I know this item has already made the rounds over the weekend but I wanted to take a moment to highlight again the great work done by the excellent blogger of the New Jersey Real Estate Report in uncovering the National Association of Realtors (NAR) gross mishandling of basic homes sales data for New Jersey.
Just to reiterate, although the first quarter 2008 home sales data released by the NAR last month showed widespread and significant home sales declines for 47 states, it also included what was termed by various media organizations as a potential “silver lining” with the New Jersey results unexpectedly showing a 4.05% increase in sales on a year-over-year basis, a significant turnaround.
Many onlookers were puzzled but the New Jersey Real Estate Report’s blogger James Bednar, intimately familiar with the regions housing market, immediately suspected there was an error.
After multiple emails to the NAR regional and national leadership concerning the matter, the NAR quietly and only locally reported that there was, in fact, a dramatic error made while “crunching the numbers”.
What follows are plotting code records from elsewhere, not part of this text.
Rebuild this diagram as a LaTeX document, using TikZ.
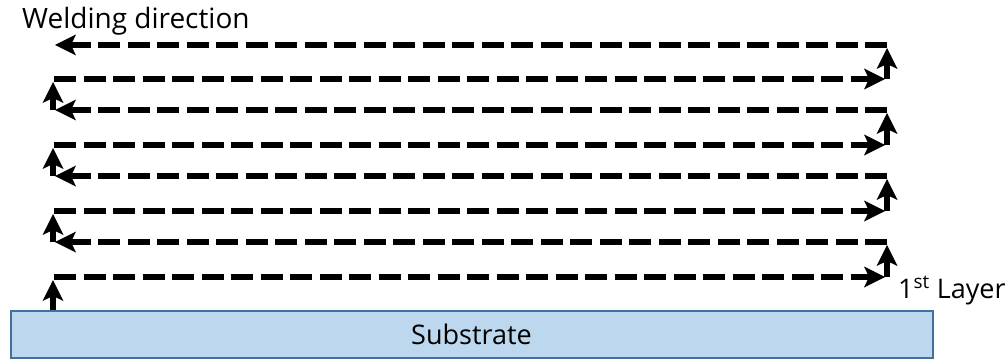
\documentclass[tikz,border=0pt]{standalone}
\usepackage{fontspec}
\setmainfont{Open Sans}
\usetikzlibrary{arrows.meta}
\definecolor{subfill}{RGB}{189,215,238}
\definecolor{subdraw}{RGB}{65,113,156}
\begin{document}
\begin{tikzpicture}[x=1pt,y=-1pt,
  dashline/.style={line width=6pt, dash pattern=on 22pt off 7.5pt},
  solidline/.style={line width=6.5pt},
  tipend/.style={-{Stealth[length=21pt 0,width=21pt 0,inset=5pt 0,line width=0pt]}},
  lbl/.style={font=\fontsize{27}{32}\selectfont, inner sep=0pt}]
\useasboundingbox (0,0) rectangle (1005,361);
% substrate
\node[draw=subdraw, fill=subfill, line width=2pt, minimum width=922pt, minimum height=47pt, inner sep=0pt, lbl] (sub) at (471.5,334) {Substrate};
% rows: odd = rightward, even = leftward
\foreach \i/\y in {1/277,2/242,3/211,4/176,5/145,6/110,7/79,8/45} {
  \coordinate (L\i) at (54,\y);
  \coordinate (R\i) at (886,\y);
}
\coordinate (base) at (53,310);
\coordinate (top1) at (53,280);
\draw[solidline,tipend] (base) -- (top1);
\foreach \i in {1,3,5,7} {
  \draw[dashline,tipend] (L\i) -- ([xshift=-1pt]R\i);
}
\foreach \i in {2,4,6,8} {
  \draw[dashline,tipend] ([xshift=1pt]R\i) -- ([xshift=1pt]L\i);
}
% right up arrows
\foreach \i/\j in {1/2,3/4,5/6,7/8} {
  \draw[solidline,tipend] ([xshift=1pt]R\i) -- ([xshift=1pt,yshift=-3pt]R\j);
}
% left up arrows
\foreach \i/\j in {2/3,4/5,6/7} {
  \draw[solidline,tipend] ([xshift=-1pt]L\i) -- ([xshift=-1pt,yshift=-3pt]L\j);
}
\node[lbl, anchor=base west, font=\fontsize{28}{33}\selectfont] (wd) at (22,29) {Welding direction};
\node[lbl, anchor=base west] (layer) at (898,298) {1\textsuperscript{st} Layer};
\end{tikzpicture}
\end{document}
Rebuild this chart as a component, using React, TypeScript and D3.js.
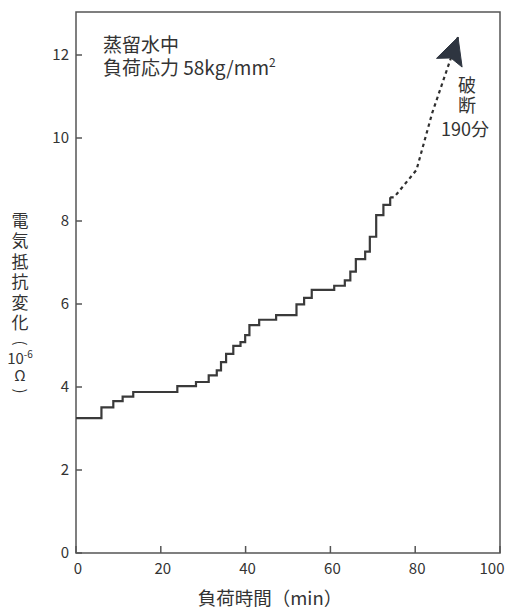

As it turns out, there was no increase at all and New Jersey home sales, in reality, actually declined by a whopping 30%.
How’s that for a blunder?
Sadly though, a “number crunching” error of this scale coming from the National Association of Realtors really doesn’t seem very surprising.
This event confirms that the NARs numbers should always be taken with a significant degree of suspicion and that their data should not be assumed to be immune from careless or even negligent mishandling.